O conde, inclusive, é retratado como sendo um homem mentiroso, arrogante e vaidoso. Em nenhum momento do filme o vemos fazendo algo de positivo. Todas as suas ações são calculadas para o próprio bem. As dele e as do tio de Hideko, Kouzuki (Jo Jin Woong). É de acalentar o coração de qualquer mulher lésbica ver todos os homens do filme serem retratados como pessoas ruins e não como seres bacanas que roubam a cena e que mereciam que as garotas fossem heterossexuais (ou bissexuais) para ficarem com eles, como visto por exemplo no filme de 2010 Minhas Mães e Meu Pai.
Os homens definitivamente não têm vez nessa história, cujas duas personagens principais dividem toda a glória da atenção do público. (Inclusive, Academia, dois papéis principais podem, sim, ser de duas mulheres.

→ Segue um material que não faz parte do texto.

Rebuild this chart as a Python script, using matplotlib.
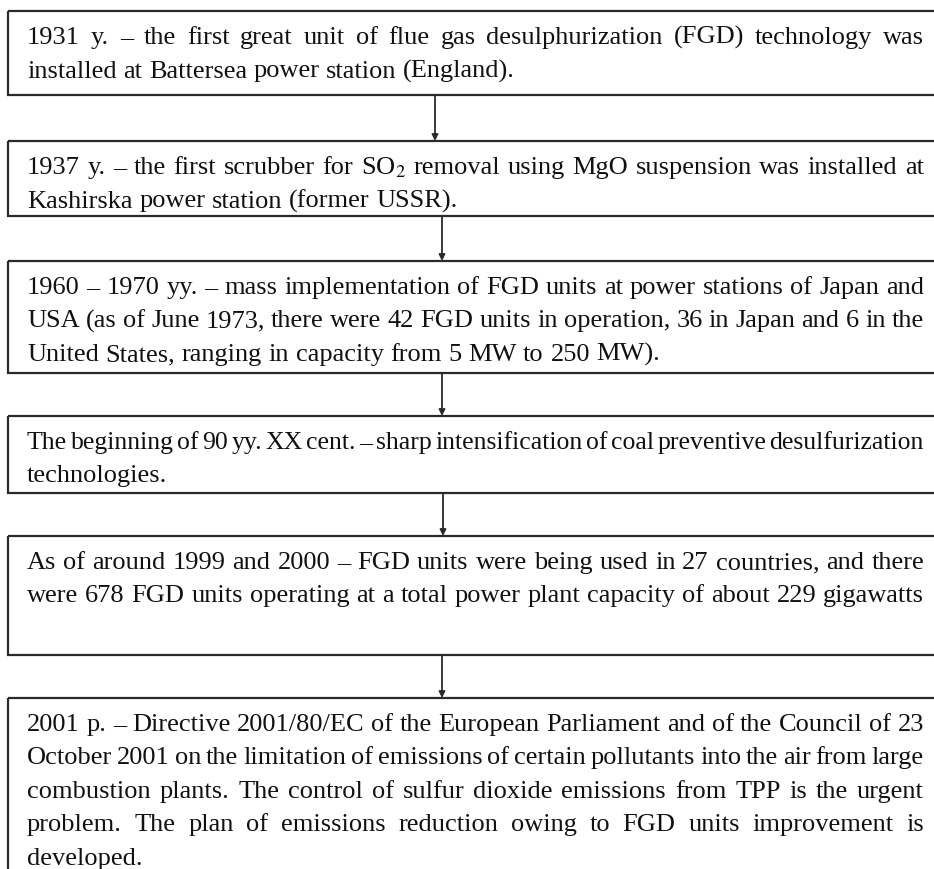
import matplotlib
matplotlib.use("Agg")
import matplotlib.pyplot as plt
from matplotlib.patches import Rectangle

# timeline text, one list of lines per box (line breaks as in the original)
box_lines = [
    ["1931 y. \u2013 the first great unit of flue gas desulphurization (FGD) technology was",
     "installed at Battersea power station (England)."],
    ["1937 y. \u2013 the first scrubber for SO$_2$ removal using MgO suspension was installed at",
     "Kashirska power station (former USSR)."],
    ["1960 \u2013 1970 yy. \u2013 mass implementation of FGD units at power stations of Japan and",
     "USA (as of June 1973, there were 42 FGD units in operation, 36 in Japan and 6 in the",
     "United States, ranging in capacity from 5 MW to 250 MW)."],
    ["The beginning of 90 yy. XX cent. \u2013 sharp intensification of coal preventive desulfurization",
     "technologies."],
    ["As of around 1999 and 2000 \u2013 FGD units were being used in 27 countries, and there",
     "were 678 FGD units operating at a total power plant capacity of about 229 gigawatts"],
    ["2001 p. \u2013 Directive 2001/80/EC of the European Parliament and of the Council of 23",
     "October 2001 on the limitation of emissions of certain pollutants into the air from large",
     "combustion plants. The control of sulfur dioxide emissions from TPP is the urgent",
     "problem. The plan of emissions reduction owing to FGD units improvement is",
     "developed."],
]
# which lines are stretched to the full width
justified = [
    [True, False],
    [True, False],
    [True, True, False],
    [True, False],
    [True, True],
    [True, True, True, True, False],
]

# layout (pixels)
box_top = [12, 142, 262, 417, 537, 699]
box_bot = [96, 217, 374, 494, 656, 880]
arrow_x = [435, 442, 442, 443, 442]
left, right = 8, 945
txt_left, txt_right = 27, 924
fs = 19
line_h = 33.5
font = "Liberation Serif"
plt.rcParams["mathtext.fontset"] = "stix"

fig = plt.figure(figsize=(9.34, 8.70), dpi=100)
ax = fig.add_axes([0, 0, 1, 1])
ax.set_xlim(0, 934)
ax.set_ylim(870, 0)
ax.axis("off")
rend = fig.canvas.get_renderer()


def word_w(w, size):
    t = ax.text(0, 0, w, fontsize=size, family=font)
    bb = t.get_window_extent(renderer=rend)
    t.remove()
    return bb.width


def draw_line(s, y, just):
    words = s.split(" ")
    size = fs
    widths = [word_w(w, size) for w in words]
    sp = word_w("a a", size) - word_w("aa", size)
    avail = txt_right - txt_left
    if just and len(words) > 1:
        gap = (avail - sum(widths)) / (len(words) - 1)
        while gap < 0.5 * sp:
            size -= 0.25
            widths = [word_w(w, size) for w in words]
            sp = word_w("a a", size) - word_w("aa", size)
            gap = (avail - sum(widths)) / (len(words) - 1)
    else:
        gap = sp
    x = txt_left
    for w, wd in zip(words, widths):
        ax.text(x, y, w, fontsize=size, family=font, color="#111111",
                ha="left", va="baseline")
        x += wd + gap


for i, lines in enumerate(box_lines):
    ax.add_patch(Rectangle((left, box_top[i]), right - left, box_bot[i] - box_top[i],
                           fill=False, lw=1.6, ec="#2a2a2a", clip_on=True))
    for j, s in enumerate(lines):
        draw_line(s, box_top[i] + 32 + j * line_h, justified[i][j])

for k, xa in enumerate(arrow_x):
    ax.annotate("", xy=(xa, box_top[k + 1]), xytext=(xa, box_bot[k]),
                arrowprops=dict(arrowstyle="-|>", color="#2a2a2a", lw=1.3,
                                mutation_scale=9, shrinkA=0, shrinkB=0))

fig.savefig("out.png", dpi=100)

Não cometam mais o erro que cometeram com Carol, de colocar uma das atrizes como coadjuvante. Não há como ter parte coadjuvante em uma história centrada no casal).

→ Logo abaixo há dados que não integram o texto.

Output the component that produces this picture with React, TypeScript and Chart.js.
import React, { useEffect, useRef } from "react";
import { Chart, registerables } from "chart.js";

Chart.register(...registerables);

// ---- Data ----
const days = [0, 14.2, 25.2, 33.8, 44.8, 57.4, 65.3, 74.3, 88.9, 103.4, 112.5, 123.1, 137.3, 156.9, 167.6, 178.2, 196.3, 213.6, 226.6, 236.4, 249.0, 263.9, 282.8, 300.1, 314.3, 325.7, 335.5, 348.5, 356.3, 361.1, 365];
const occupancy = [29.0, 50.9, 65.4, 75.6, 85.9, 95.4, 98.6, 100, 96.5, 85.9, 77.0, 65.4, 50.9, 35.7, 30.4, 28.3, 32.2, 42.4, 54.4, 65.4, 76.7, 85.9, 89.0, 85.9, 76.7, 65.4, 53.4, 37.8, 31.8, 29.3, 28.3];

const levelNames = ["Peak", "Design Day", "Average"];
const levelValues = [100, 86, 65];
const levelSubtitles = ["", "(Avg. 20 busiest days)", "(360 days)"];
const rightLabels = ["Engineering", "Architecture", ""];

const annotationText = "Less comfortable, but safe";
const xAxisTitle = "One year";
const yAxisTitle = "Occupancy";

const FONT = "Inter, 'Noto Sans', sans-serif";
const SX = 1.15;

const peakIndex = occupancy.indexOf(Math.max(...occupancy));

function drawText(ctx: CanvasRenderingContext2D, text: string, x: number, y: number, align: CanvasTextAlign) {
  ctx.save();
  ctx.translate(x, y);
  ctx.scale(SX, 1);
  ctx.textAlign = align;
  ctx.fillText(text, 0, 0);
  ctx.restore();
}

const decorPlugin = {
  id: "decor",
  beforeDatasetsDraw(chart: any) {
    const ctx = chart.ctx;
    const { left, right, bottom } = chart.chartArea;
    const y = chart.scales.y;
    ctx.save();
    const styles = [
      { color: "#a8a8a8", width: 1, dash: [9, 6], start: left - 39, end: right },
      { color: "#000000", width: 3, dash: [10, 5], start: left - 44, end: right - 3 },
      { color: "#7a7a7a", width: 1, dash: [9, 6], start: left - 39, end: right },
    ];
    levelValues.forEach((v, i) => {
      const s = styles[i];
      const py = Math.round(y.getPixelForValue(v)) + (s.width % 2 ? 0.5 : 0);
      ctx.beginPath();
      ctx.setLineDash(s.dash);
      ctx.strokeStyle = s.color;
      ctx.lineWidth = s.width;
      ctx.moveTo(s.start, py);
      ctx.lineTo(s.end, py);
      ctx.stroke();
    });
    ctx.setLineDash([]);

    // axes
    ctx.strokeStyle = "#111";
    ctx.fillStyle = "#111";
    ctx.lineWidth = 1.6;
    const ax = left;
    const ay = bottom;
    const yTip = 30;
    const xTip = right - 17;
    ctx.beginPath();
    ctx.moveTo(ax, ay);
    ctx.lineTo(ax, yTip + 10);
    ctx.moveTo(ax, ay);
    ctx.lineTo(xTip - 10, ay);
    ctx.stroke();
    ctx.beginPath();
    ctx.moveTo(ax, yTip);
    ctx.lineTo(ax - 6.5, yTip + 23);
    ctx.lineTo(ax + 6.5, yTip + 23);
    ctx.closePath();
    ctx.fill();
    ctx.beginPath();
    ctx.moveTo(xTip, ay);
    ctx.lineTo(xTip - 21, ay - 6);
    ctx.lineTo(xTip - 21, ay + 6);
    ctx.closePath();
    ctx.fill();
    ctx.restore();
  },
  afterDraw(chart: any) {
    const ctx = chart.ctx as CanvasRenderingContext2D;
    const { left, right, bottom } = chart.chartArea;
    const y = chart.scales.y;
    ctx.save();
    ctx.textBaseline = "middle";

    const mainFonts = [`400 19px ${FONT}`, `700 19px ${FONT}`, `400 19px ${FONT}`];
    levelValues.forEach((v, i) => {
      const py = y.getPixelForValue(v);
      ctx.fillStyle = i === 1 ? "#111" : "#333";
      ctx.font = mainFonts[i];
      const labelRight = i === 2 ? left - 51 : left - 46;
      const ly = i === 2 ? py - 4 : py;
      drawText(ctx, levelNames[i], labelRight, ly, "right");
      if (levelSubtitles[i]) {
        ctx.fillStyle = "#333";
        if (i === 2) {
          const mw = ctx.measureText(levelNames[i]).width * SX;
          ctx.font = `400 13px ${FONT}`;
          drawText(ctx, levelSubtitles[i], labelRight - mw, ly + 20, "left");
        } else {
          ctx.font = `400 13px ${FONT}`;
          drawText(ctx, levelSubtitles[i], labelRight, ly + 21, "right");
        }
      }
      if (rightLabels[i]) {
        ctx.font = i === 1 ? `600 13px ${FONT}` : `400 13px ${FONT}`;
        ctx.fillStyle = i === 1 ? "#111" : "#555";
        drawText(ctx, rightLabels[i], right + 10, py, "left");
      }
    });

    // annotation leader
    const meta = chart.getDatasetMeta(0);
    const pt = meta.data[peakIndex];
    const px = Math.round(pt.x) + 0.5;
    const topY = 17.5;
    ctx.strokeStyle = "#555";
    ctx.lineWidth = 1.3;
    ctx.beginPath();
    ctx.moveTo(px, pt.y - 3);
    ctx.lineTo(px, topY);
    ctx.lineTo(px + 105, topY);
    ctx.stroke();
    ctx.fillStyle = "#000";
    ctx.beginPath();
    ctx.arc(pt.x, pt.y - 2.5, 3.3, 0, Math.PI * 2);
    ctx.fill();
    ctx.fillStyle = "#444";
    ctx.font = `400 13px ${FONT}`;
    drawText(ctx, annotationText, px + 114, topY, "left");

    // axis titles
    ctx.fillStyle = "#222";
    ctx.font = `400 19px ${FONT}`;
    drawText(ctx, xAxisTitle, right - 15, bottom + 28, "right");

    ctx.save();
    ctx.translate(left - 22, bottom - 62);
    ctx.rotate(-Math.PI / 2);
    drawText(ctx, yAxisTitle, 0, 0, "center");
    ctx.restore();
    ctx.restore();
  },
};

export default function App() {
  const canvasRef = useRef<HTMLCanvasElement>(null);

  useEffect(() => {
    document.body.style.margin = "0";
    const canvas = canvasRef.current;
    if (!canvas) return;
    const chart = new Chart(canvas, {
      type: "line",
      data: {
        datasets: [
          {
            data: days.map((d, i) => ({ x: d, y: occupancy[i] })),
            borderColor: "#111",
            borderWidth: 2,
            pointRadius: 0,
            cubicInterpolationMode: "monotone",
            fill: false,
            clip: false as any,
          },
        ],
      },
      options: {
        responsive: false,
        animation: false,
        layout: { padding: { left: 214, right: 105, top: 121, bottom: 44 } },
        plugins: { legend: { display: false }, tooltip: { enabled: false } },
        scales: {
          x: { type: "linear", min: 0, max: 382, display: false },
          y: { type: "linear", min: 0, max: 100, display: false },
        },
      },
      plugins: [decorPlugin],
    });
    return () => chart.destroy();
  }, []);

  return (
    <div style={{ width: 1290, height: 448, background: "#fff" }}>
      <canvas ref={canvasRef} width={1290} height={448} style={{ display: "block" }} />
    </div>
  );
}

Esses quatro personagens fecham a trinca principal do filme e todos eles são muito bem construídos, complexos e misteriosos até o último minuto do filme. É quase impossível adivinhar o que acontecerá durante a história. E o que prende no filme é isso: saber qual será a sucessão dos fatos e não descobrir o final por si só. Há toda uma teia de mentiras, segredos e seduções que se fazem necessárias serem descobertas pelo espectador antes de chegar no final.
Não há, por exemplo, como ignorar a obsessão de Kouzuki por seus livros e não querer saber o conteúdo deles, ou os detalhes do plano sórdido de Fujiwara e Sookee. Negligenciar a aparente inocência de Hideko e seu desejo de se matar seria quase como matar o longa em si. Inclusive, uma das cenas mais memoráveis de todo o filme é quando a nipônica tenta se enforcar na mesma árvore em que sua tia se suicidou, mas falha quando Sookee aparece para salvá-la.

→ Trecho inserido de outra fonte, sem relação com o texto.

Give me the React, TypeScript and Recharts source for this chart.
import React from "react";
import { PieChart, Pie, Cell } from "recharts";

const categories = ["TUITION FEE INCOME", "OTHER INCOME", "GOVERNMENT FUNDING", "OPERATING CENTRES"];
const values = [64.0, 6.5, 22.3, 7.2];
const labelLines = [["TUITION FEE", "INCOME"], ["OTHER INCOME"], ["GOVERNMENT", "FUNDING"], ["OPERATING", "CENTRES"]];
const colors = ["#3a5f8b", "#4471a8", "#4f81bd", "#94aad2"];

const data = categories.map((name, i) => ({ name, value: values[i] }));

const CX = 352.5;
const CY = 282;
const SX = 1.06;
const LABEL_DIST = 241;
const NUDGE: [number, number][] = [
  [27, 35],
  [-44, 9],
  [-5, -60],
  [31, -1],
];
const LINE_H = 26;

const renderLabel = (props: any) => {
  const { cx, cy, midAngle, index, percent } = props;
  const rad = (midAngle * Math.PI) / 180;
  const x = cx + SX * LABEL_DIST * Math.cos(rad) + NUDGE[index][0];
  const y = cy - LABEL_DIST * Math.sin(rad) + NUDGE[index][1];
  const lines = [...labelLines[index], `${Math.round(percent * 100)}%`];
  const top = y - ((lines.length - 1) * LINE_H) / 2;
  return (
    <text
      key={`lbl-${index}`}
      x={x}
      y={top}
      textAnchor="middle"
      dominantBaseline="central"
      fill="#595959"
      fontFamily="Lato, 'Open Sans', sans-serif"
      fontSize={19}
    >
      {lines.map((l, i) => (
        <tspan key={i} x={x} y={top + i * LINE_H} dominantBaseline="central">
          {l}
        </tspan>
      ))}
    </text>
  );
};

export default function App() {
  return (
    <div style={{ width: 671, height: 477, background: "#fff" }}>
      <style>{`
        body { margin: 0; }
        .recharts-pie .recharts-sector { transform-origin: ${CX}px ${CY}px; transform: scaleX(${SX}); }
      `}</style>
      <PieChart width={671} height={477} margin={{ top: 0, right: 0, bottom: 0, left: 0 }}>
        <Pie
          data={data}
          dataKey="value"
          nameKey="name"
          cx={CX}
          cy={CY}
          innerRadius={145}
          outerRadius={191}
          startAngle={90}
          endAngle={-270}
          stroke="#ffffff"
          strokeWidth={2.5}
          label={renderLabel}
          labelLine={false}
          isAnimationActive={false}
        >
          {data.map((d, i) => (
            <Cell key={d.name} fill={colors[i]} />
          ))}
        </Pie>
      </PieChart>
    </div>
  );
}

A Coreia de antes da guerra é o cenário perfeito para um filme misterioso, envolto em luxúria, paixão, ódio e artimanhas. E se deliciar com cada reviravolta e revelação é uma experiência única que traz à tona a pergunta: “por que esse filme não recebeu nenhuma indicação ao Oscar?”. O roteiro, a fotografia e as atuações estão páreo a páreo com alguns dos melhores do ano.
O longa respira arte e entrega mistério envolto em eroticidade. O romance entre duas mulheres na Ásia dos anos 30 é uma história que não deveria ter sido negligenciada pela Academia ou pelo grande circuito de cinema, que parece só ter olhos para os blockbusters estadunidenses.
Como uma mulher bissexual que procura assistir a todo e qualquer filme de temática lésbica que consigo, digo que A Criada é um dos filmes mais importantes, não apenas desse gênero, mas do ano de 2016. Uma revolução para o cinema lésbico e para o cinema mundial, que deveria abrir mais as portas para filmes como esse.